There’s a lot of leeway here; the low 10-year target arguably suggests Tesla uses hardware to learn the product and business—but expects the long-run leverage (and margins) to come from differentiated AI.
1 Million Robotaxis in Commercial Operation
Robotaxis are where the broader plan comes together:
Tesla has a competitive advantage in the autonomous driving market, compared to other participants like Waymo, as it may be able to leverage its existing fleet of eight million EVs on the road and its ongoing vertical integration efforts, both of which will allow Tesla to achieve faster and lower cost scalability than its competitors in this space. The Robotaxi offering could allow for Tesla vehicle owners to make their personal vehicles available as Robotaxis, in addition to vehicles owned by Tesla, enabling a revenue-sharing model wherein both the vehicle owner and Tesla share in generated income.
This ties back to goals one and two:
- The existing fleet of eight million vehicles helps.

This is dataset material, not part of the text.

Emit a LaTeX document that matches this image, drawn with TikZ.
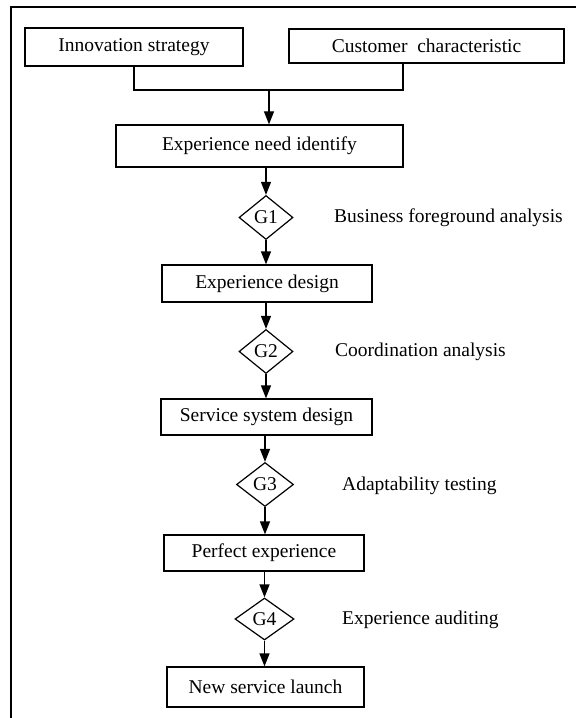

- Implied: the fleet’s value for training and ongoing learning—Tesla claims FSD (Supervised) is trained on “over 100 years of anonymous real-world driving scenarios” and its fleet “collectively experiences a lifetime of driving scenarios in 10 minutes.”
- Tesla could run a revenue-sharing model where owners deploy their cars into a robotaxi fleet.
Takeaways
Musk’s pay plan has a 10-year time horizon. The numbers in each of the goals, while certainly material, serve as milestones designed to hold Musk accountable to delivery, which is important given the history of overpromising. Hitting them all won’t deliver Tesla’s endgame on its own, but collectively the goals are meant to create a foundation that supports the bet.
Tesla’s growth plan does not follow that of a typical automaker. For Tesla, the cars (and, more broadly, hardware) it sells are a means to defining and subsidizing entirely new categories, then underlying a broader ecosystem of hardware and services, and finally profiting from it all at scale through differentiated AI. Cars are a part of the journey, but not the reason for being.
While Tesla’s Autosteer change has generated a lot of criticism, any automaker could make a change like this. As the market transitions to software-defined vehicles, others will make these kinds of moves.
A major factor will be the customer experience—how it feels as the cars and their services evolve, and how well expectations are managed.
One risk of selecting a Tesla is that changes have often been on Tesla’s timeline and aligned with Tesla’s priorities, which increasingly don’t match current customer priorities the way many companies’ do. For customers and prospective buyers, the question is whether this dynamic is a feature or a dealbreaker for them.